* [Given request]: Set down the data below from its first line to the line holding "98, 97, 96];", inclusive; omit all pictures.
>> Start Available data
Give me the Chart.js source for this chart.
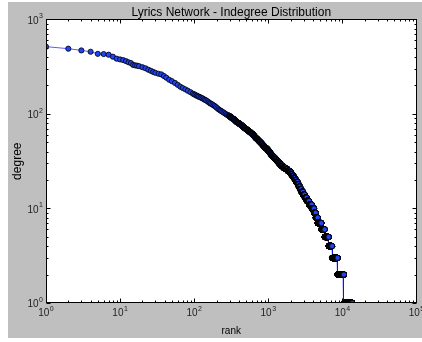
<!DOCTYPE html>
<html lang="en">
<head>
<meta charset="UTF-8">
<title>Lyrics Network - Indegree Distribution</title>
<script src="https://cdn.jsdelivr.net/npm/chart.js"></script>
<style>
    html, body { margin: 0; padding: 0; background: #fff; }
    canvas { display: block; }
</style>
</head>
<body>
<canvas id="rankChart" width="422" height="342"></canvas>
<script>
    // head of the rank plot: read points (rank, in-degree)
    var headRank = [1, 2, 3, 4, 5, 6, 7, 8, 9, 10, 11, 12, 13, 14, 15, 16, 17, 18, 20, 22, 24, 26, 28, 30,
        33, 36, 39, 42, 46, 50, 55, 60, 65, 70, 76, 82, 89, 96, 100, 104, 108, 112, 116, 121, 125, 130,
        135, 140, 145, 151, 157, 163, 169, 176, 183, 190, 197, 205, 213, 221, 229, 238, 247, 256, 266,
        276, 286, 297];
    var headDegree = [515, 490, 470, 455, 432, 430, 423, 403, 384, 377, 371, 362, 352, 345, 330, 326, 324, 320, 312, 304, 294, 286, 278, 272,
        266, 262, 252, 242, 230, 222, 213, 203, 194, 188, 182, 176, 170, 164, 161, 159, 156, 154, 152, 150, 148, 146,
        143, 141, 139, 136, 133, 130, 128, 126, 123, 121, 118, 115, 112, 110, 108, 106, 104, 102, 100,
        98, 97, 96];

    // rest of the plot as runs: ranks (previous last rank + 1) .. lastRank all have that degree
    var runDegree = [95, 94, 93, 92, 91, 90, 89, 88, 87, 86, 85, 84, 83, 82, 81, 80, 79, 78, 77, 76,
        75, 74, 73, 72, 71, 70, 69, 68, 67, 66, 65, 64, 63, 62, 61, 60, 59, 58, 57, 56,
        55, 54, 53, 52, 51, 50, 49, 48, 47, 46, 45, 44, 43, 42, 41, 40, 39, 38, 37, 36,
        35, 34, 33, 32, 31, 30, 29, 28, 27, 26, 25, 24, 23, 22, 21, 20, 19, 18, 17, 16,
        15, 14, 13, 12, 11, 10, 9, 8, 7, 6, 5, 4, 3, 2, 1];
    var runLastRank = [300, 305, 311, 316, 322, 328, 336, 345, 350, 355, 361, 366, 372, 381, 390, 400, 410, 420, 430, 438,
        446, 455, 463, 474, 486, 498, 510, 523, 536, 549, 563, 577, 591, 606, 621, 632, 644, 656, 668, 685,
        702, 719, 737, 755, 774, 793, 813, 833, 854, 875, 896, 930, 964, 988, 1012, 1037, 1063, 1089, 1116, 1158,
        1201, 1246, 1292, 1340, 1390, 1442, 1495, 1590, 1700, 1820, 1950, 2030, 2110, 2200, 2300, 2390, 2490, 2570, 2680, 2790,
        2940, 3100, 3300, 3550, 3850, 4140, 4360, 4640, 5200, 5770, 6530, 7260, 8610, 10480, 13600];

    var xTicks = [1, 10, 100, 1000, 10000, 100000];
    var yTicks = [1, 10, 100, 1000];

    var points = [];
    for (var i = 0; i < headRank.length; i++) {
        points.push({ x: headRank[i], y: headDegree[i] });
    }
    var prev = headRank[headRank.length - 1];
    for (var j = 0; j < runDegree.length; j++) {
        for (var r = prev + 1; r <= runLastRank[j]; r++) {
            points.push({ x: r, y: runDegree[j] });
        }
        prev = runLastRank[j];
    }

    var FONT = '"Liberation Sans", Arial, sans-serif';

    // grey figure, white axes
    var background = {
        id: 'background',
        beforeDraw: function (chart) {
            var ctx = chart.ctx, a = chart.chartArea;
            ctx.save();
            ctx.fillStyle = '#fff';
            ctx.fillRect(0, 0, chart.width, chart.height);
            ctx.fillStyle = '#bfbfbf';
            ctx.fillRect(8, 2, chart.width - 8, chart.height - 6);
            ctx.fillStyle = '#fff';
            ctx.fillRect(a.left, a.top, a.right - a.left, a.bottom - a.top);
            ctx.restore();
        }
    };

    // draws "10" with a raised exponent, like the mathtext labels
    function powText(ctx, v, x, y, align) {
        var e = String(Math.round(Math.log10(v)));
        ctx.font = '10px ' + FONT;
        var wb = ctx.measureText('10').width;
        ctx.font = '7px ' + FONT;
        var we = ctx.measureText(e).width;
        var x0 = align === 'right' ? x - wb - we - 0.5 : x - (wb + we + 0.5) / 2;
        ctx.textAlign = 'left';
        ctx.textBaseline = 'middle';
        ctx.font = '10px ' + FONT;
        ctx.fillText('10', x0, y);
        ctx.font = '7px ' + FONT;
        ctx.fillText(e, x0 + wb + 0.5, y - 4.5);
    }

    // frame with inward major/minor ticks on all four sides, plus tick labels
    var frameTicks = {
        id: 'frameTicks',
        afterDatasetsDraw: function (chart) {
            var ctx = chart.ctx, a = chart.chartArea;
            var xs = chart.scales.x, ys = chart.scales.y;
            ctx.save();
            ctx.strokeStyle = '#000';
            ctx.lineWidth = 1;
            var L = Math.round(a.left) + 0.5, R = Math.round(a.right) - 0.5;
            var T = Math.round(a.top) + 0.5, B = Math.round(a.bottom) - 0.5;
            ctx.strokeRect(L, T, R - L, B - T);
            ctx.beginPath();
            for (var k = 0; k < 5; k++) {
                for (var m = 1; m <= 9; m++) {
                    var px = Math.round(xs.getPixelForValue(m * Math.pow(10, k))) + 0.5;
                    var len = m === 1 ? 4 : 2;
                    ctx.moveTo(px, B); ctx.lineTo(px, B - len);
                    ctx.moveTo(px, T); ctx.lineTo(px, T + len);
                }
            }
            for (var k2 = 0; k2 < 3; k2++) {
                for (var m2 = 1; m2 <= 9; m2++) {
                    var py = Math.round(ys.getPixelForValue(m2 * Math.pow(10, k2))) + 0.5;
                    var len2 = m2 === 1 ? 4 : 2;
                    ctx.moveTo(L, py); ctx.lineTo(L + len2, py);
                    ctx.moveTo(R, py); ctx.lineTo(R - len2, py);
                }
            }
            ctx.stroke();

            ctx.fillStyle = '#222';
            xTicks.forEach(function (v) {
                powText(ctx, v, xs.getPixelForValue(v), a.bottom + 10.5, 'center');
            });
            yTicks.forEach(function (v) {
                powText(ctx, v, a.left - 3, ys.getPixelForValue(v) + 1.5, 'right');
            });
            ctx.restore();
        }
    };

    Chart.defaults.font.family = FONT;
    Chart.defaults.color = '#000';

    var ctx = document.getElementById('rankChart').getContext('2d');
    var rankChart = new Chart(ctx, {
        type: 'scatter',
        data: {
            datasets: [{
                data: points,
                showLine: true,
                borderColor: 'rgba(0, 0, 255, 0.65)',
                borderWidth: 1,
                pointRadius: 2.6,
                pointBackgroundColor: '#2244f2',
                pointBorderColor: '#000',
                pointBorderWidth: 0.8,
                clip: 0
            }]
        },
        options: {
            responsive: false,
            animation: false,
            events: [],
            layout: { padding: { left: 8, right: 5.5, top: 0, bottom: 0 } },
            plugins: {
                legend: { display: false },
                tooltip: { enabled: false },
                title: {
                    display: true,
                    fullSize: false,
                    text: 'Lyrics Network - Indegree Distribution',
                    font: { size: 12, weight: 'normal' },
                    padding: { top: 5, bottom: 0 }
                }
            },
            scales: {
                x: {
                    type: 'logarithmic',
                    min: 1,
                    max: 100000,
                    grid: { display: false, drawTicks: false },
                    border: { display: false },
                    title: { display: true, text: 'rank', font: { size: 10 }, padding: { top: 0, bottom: 5 } },
                    ticks: { display: false },
                    afterFit: function (s) { s.height = 39; s.paddingLeft = 0; s.paddingRight = 0; }
                },
                y: {
                    type: 'logarithmic',
                    min: 1,
                    max: 1000,
                    grid: { display: false, drawTicks: false },
                    border: { display: false },
                    title: { display: true, text: 'degree', font: { size: 12 }, padding: { top: 2, bottom: 0 } },
                    ticks: { display: false },
                    afterFit: function (s) { s.width = 38; s.paddingTop = 0; s.paddingBottom = 0; }
                }
            }
        },
        plugins: [background, frameTicks]
    });
</script>
</body>
</html>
>> End Available data
* [Complete answer]:
Give me the Chart.js source for this chart.
<!DOCTYPE html>
<html lang="en">
<head>
<meta charset="UTF-8">
<title>Lyrics Network - Indegree Distribution</title>
<script src="https://cdn.jsdelivr.net/npm/chart.js"></script>
<style>
    html, body { margin: 0; padding: 0; background: #fff; }
    canvas { display: block; }
</style>
</head>
<body>
<canvas id="rankChart" width="422" height="342"></canvas>
<script>
    // head of the rank plot: read points (rank, in-degree)
    var headRank = [1, 2, 3, 4, 5, 6, 7, 8, 9, 10, 11, 12, 13, 14, 15, 16, 17, 18, 20, 22, 24, 26, 28, 30,
        33, 36, 39, 42, 46, 50, 55, 60, 65, 70, 76, 82, 89, 96, 100, 104, 108, 112, 116, 121, 125, 130,
        135, 140, 145, 151, 157, 163, 169, 176, 183, 190, 197, 205, 213, 221, 229, 238, 247, 256, 266,
        276, 286, 297];
    var headDegree = [515, 490, 470, 455, 432, 430, 423, 403, 384, 377, 371, 362, 352, 345, 330, 326, 324, 320, 312, 304, 294, 286, 278, 272,
        266, 262, 252, 242, 230, 222, 213, 203, 194, 188, 182, 176, 170, 164, 161, 159, 156, 154, 152, 150, 148, 146,
        143, 141, 139, 136, 133, 130, 128, 126, 123, 121, 118, 115, 112, 110, 108, 106, 104, 102, 100,
        98, 97, 96];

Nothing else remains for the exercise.